* **REQUIRED TASK**
Repeat all the records exactly, omitting pictures.

(Plotting code records)
========
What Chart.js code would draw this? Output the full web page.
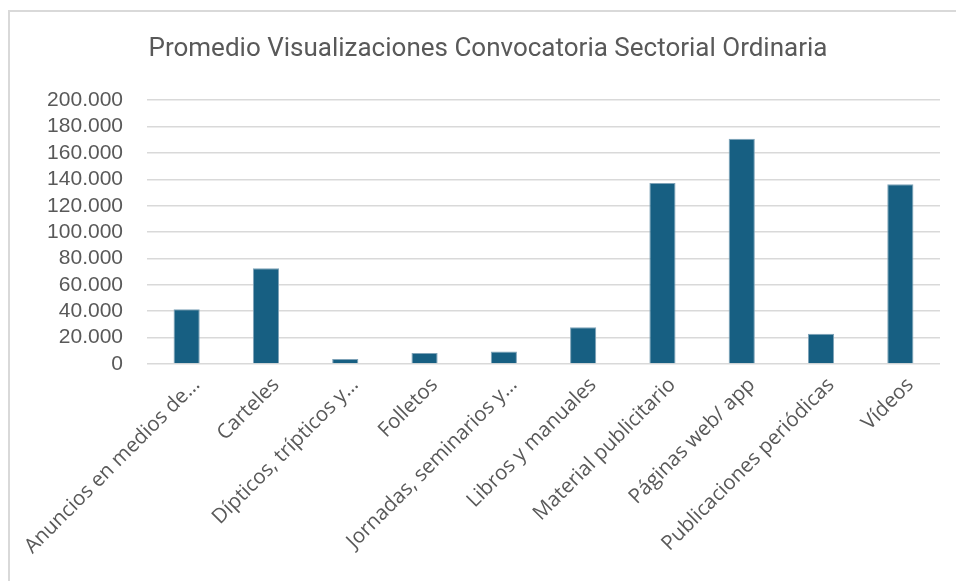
<!DOCTYPE html>
<html>
<head>
<meta charset="utf-8">
<script src="https://cdn.jsdelivr.net/npm/chart.js@4.4.1/dist/chart.umd.min.js"></script>
<style>
  html, body { margin: 0; padding: 0; background: #fff; overflow: hidden; }
  #wrap { position: absolute; left: 0; top: 0; width: 956px; height: 581px; }
  #frame { position: absolute; left: 8px; top: 10px; width: 1000px; height: 600px;
           border: 2px solid #d9d9d9; pointer-events: none; }
</style>
</head>
<body>
<div id="wrap"><canvas id="bar-chart"></canvas></div>
<div id="frame"></div>
<script>
// Bar chart
// ------------------------------
var categories = ["Anuncios en medios de…", "Carteles", "Dípticos, trípticos y…", "Folletos", "Jornadas, seminarios y…", "Libros y manuales", "Material publicitario", "Páginas web/ app", "Publicaciones periódicas", "Vídeos"];
var promedio = [41500, 72500, 3800, 8300, 9500, 27900, 137200, 170700, 22900, 136200];
var yTicks = [0, 20000, 40000, 60000, 80000, 100000, 120000, 140000, 160000, 180000, 200000];

function miles(v) {
    return String(v).replace(/\B(?=(\d{3})+(?!\d))/g, ".");
}

var ctx = document.getElementById("bar-chart");

var chartOptions = {
    responsive: true,
    maintainAspectRatio: false,
    animation: false,
    layout: { padding: { left: 36, right: 16, top: 0, bottom: 0 } },
    plugins: {
        legend: { display: false },
        tooltip: { enabled: false },
        title: {
            display: true,
            text: "Promedio Visualizaciones Convocatoria Sectorial Ordinaria",
            color: "#595959",
            font: { family: "'Liberation Sans Narrow', 'Roboto', sans-serif", size: 26, weight: "normal" },
            padding: { top: 34, bottom: 35 }
        }
    },
    scales: {
        x: {
            grid: { display: false },
            border: { display: false },
            ticks: {
                color: "#595959",
                font: { family: "'Open Sans', sans-serif", size: 20.5 },
                minRotation: 45,
                maxRotation: 45,
                autoSkip: false,
                labelOffset: 10,
                padding: 1
            },
            afterFit: function (scale) {
                scale.height = 581 - 364;
                scale.paddingLeft = 0;
                scale.paddingRight = 0;
            }
        },
        y: {
            min: 0,
            max: 200000,
            afterBuildTicks: function (scale) {
                scale.ticks = yTicks.map(function (v) { return { value: v }; });
            },
            grid: { color: "#d9d9d9", lineWidth: 1.5, drawTicks: false },
            border: { display: false },
            ticks: {
                color: "#595959",
                font: { family: "'Liberation Sans', Arial, sans-serif", size: 21 },
                padding: 24,
                autoSkip: false,
                callback: function (v) { return miles(v); }
            },
            afterFit: function (scale) {
                scale.width = 111;
            }
        }
    }
};

var chartData = {
    labels: categories,
    datasets: [{
        label: "Promedio",
        data: promedio,
        backgroundColor: "#175f82",
        borderColor: "#7fa3b8",
        borderWidth: 1,
        barPercentage: 0.33,
        categoryPercentage: 1
    }]
};

var config = {
    type: "bar",
    options: chartOptions,
    data: chartData
};

var barChart = new Chart(ctx, config);
</script>
</body>
</html>
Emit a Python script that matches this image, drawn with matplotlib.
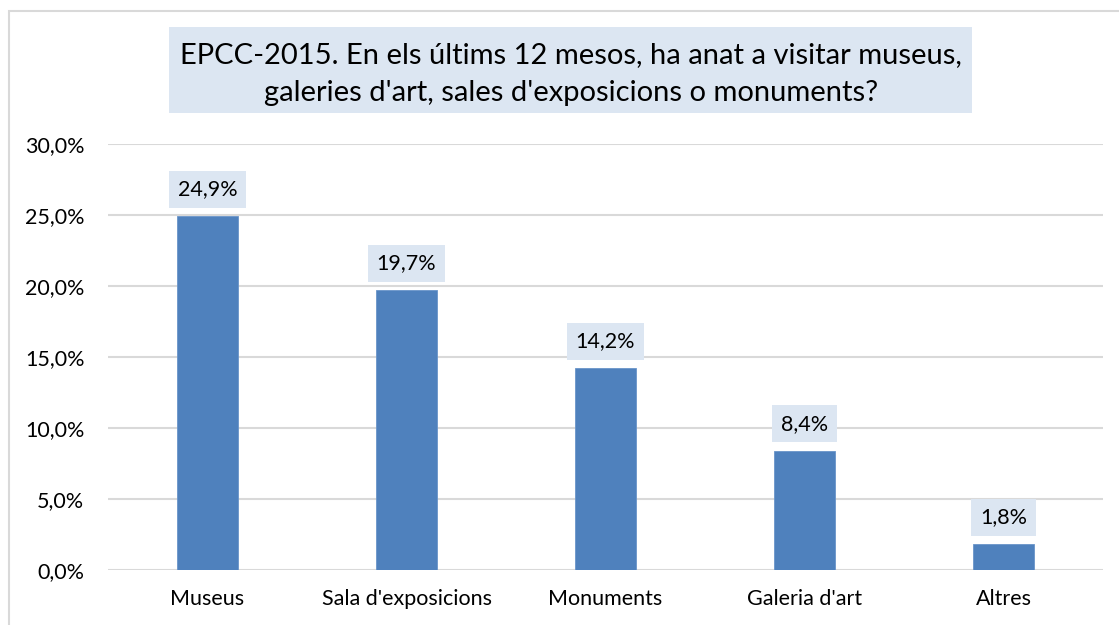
========
* **REPLY**
What Chart.js code would draw this? Output the full web page.
<!DOCTYPE html>
<html>
<head>
<meta charset="utf-8">
<script src="https://cdn.jsdelivr.net/npm/chart.js@4.4.1/dist/chart.umd.min.js"></script>
<style>
  html, body { margin: 0; padding: 0; background: #fff; overflow: hidden; }
  #wrap { position: absolute; left: 0; top: 0; width: 956px; height: 581px; }
  #frame { position: absolute; left: 8px; top: 10px; width: 1000px; height: 600px;
           border: 2px solid #d9d9d9; pointer-events: none; }
</style>
</head>
<body>
<div id="wrap"><canvas id="bar-chart"></canvas></div>
<div id="frame"></div>
<script>
// Bar chart
// ------------------------------
var categories = ["Anuncios en medios de…", "Carteles", "Dípticos, trípticos y…", "Folletos", "Jornadas, seminarios y…", "Libros y manuales", "Material publicitario", "Páginas web/ app", "Publicaciones periódicas", "Vídeos"];
var promedio = [41500, 72500, 3800, 8300, 9500, 27900, 137200, 170700, 22900, 136200];
var yTicks = [0, 20000, 40000, 60000, 80000, 100000, 120000, 140000, 160000, 180000, 200000];

function miles(v) {
    return String(v).replace(/\B(?=(\d{3})+(?!\d))/g, ".");
}

var ctx = document.getElementById("bar-chart");

var chartOptions = {
    responsive: true,
    maintainAspectRatio: false,
    animation: false,
    layout: { padding: { left: 36, right: 16, top: 0, bottom: 0 } },
    plugins: {
        legend: { display: false },
        tooltip: { enabled: false },
        title: {
            display: true,
            text: "Promedio Visualizaciones Convocatoria Sectorial Ordinaria",
            color: "#595959",
            font: { family: "'Liberation Sans Narrow', 'Roboto', sans-serif", size: 26, weight: "normal" },
            padding: { top: 34, bottom: 35 }
        }
    },
    scales: {
        x: {
            grid: { display: false },
            border: { display: false },
            ticks: {
                color: "#595959",
                font: { family: "'Open Sans', sans-serif", size: 20.5 },
                minRotation: 45,
                maxRotation: 45,
                autoSkip: false,
                labelOffset: 10,
                padding: 1
            },
            afterFit: function (scale) {
                scale.height = 581 - 364;
                scale.paddingLeft = 0;
                scale.paddingRight = 0;
            }
        },
        y: {
            min: 0,
            max: 200000,
            afterBuildTicks: function (scale) {
                scale.ticks = yTicks.map(function (v) { return { value: v }; });
            },
            grid: { color: "#d9d9d9", lineWidth: 1.5, drawTicks: false },
            border: { display: false },
            ticks: {
                color: "#595959",
                font: { family: "'Liberation Sans', Arial, sans-serif", size: 21 },
                padding: 24,
                autoSkip: false,
                callback: function (v) { return miles(v); }
            },
            afterFit: function (scale) {
                scale.width = 111;
            }
        }
    }
};

var chartData = {
    labels: categories,
    datasets: [{
        label: "Promedio",
        data: promedio,
        backgroundColor: "#175f82",
        borderColor: "#7fa3b8",
        borderWidth: 1,
        barPercentage: 0.33,
        categoryPercentage: 1
    }]
};

var config = {
    type: "bar",
    options: chartOptions,
    data: chartData
};

var barChart = new Chart(ctx, config);
</script>
</body>
</html>
Emit a Python script that matches this image, drawn with matplotlib.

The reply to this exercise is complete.